Acompanhamos a narrativa sob a perspectiva de Arlequina. Com uma classificação indicativa alta, muitas quebras de quarta parede (quando o personagem interage com o público) e narrativas em off, o longa adota uma pegada semelhante a de Deadpool, mas, ao contrário de sua fonte de inspiração, a película consegue equilibrar bem os momentos cômicos e dramáticos. Como o filme é visto sob o prisma de uma protagonista mulher, nada mais justo que os olhares (câmeras) do longa-metragem acompanharem a mente de sua protagonista. É justamente isso que o filme faz. Com uma montagem de decupagem aceleradas, a película possui um ritmo frenético e alucinante, emulando a mente caótica de Harley. Além disso, a fotografia lisérgica de Matthew Libatique corrobora para o comportamento maníaco de sua protagonista, com abuso de uso de cores e uma estilização característica. Ainda sobre a estilização, a direção de Cathy Yan não abre mão dela (mas abre mão dos planos grotescos de Esquadrão Suicida), com o constante do uso da câmera lenta e cenas de ação bem coreografadas, o filme rende algumas das melhores lutas dos filmes da DC. O design de produção segue a mesma pegada com toda essa colorização dos espaços. Portanto, há uma unidade narrativa estabelecida que corrobora com a perspectiva da protagonista.
Dentro desta perspectiva de emancipação, é possível perceber que há também um comentário bem superficial a respeito da emancipação sistemática. A Gotham estabelecida é orientada por um sistema falido, comandado por criminosos e regido por um modelo patriarcal. Dentro deste sistema, há um canibalismo social onde as pessoas precisam passar uma por cima das outras para poder sobreviver. É irônico, portanto, que os dois principais vilões do filme se submetam a este comportamento e tentem emular o modelo patriarcal ao mesmo tempo possuem uma tensão sexual latente entre eles, dando a entender que também pertencem a alguma minoria, mas tentam maquiar isso de modo a se manter no topo.

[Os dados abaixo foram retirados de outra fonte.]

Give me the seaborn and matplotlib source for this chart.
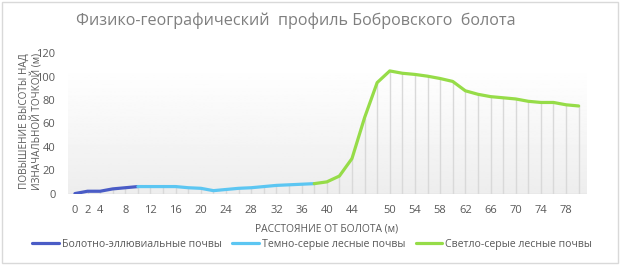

Mudando um pouco de assunto, a grande surpresa que o filme trouxe foi não seguir o que o seu trailer dava a entender, pois, o material promocional do filme sugeria que este longa-metragem seria uma história genérica de formação de equipe, enquanto ele na verdade é um filme de assalto onde rivais entram em conflitos para obter alguma coisa. Esta dinâmica nova é muito menos explorada no sub-gênero super heroico e traz frescor para narrativas adaptadas de quadrinho.
Portanto, Aves de Rapina: Arlequina e a sua Emancipação Fantabulosa é um filme de assalto que trata da representatividade de maneira sutil e delicada. Suas escolhas de enquadramento são respeitosas, o figurino não dá margem a uma sexualização e seus momentos de representatividade são mostrados ao invés de ditos em forma de jogral. O filme estabelece sua premissa através do paralelismo entre a emancipação de suas mulheres protagonistas e a submissão de seus homens ao sistema canibalista de Gotham. É uma grata surpresa que deixa esperanças para o futuro da DC nos cinemas e já figura, na minha opinião, como o melhor filme dessa nova leva, iniciada com Homem de Aço.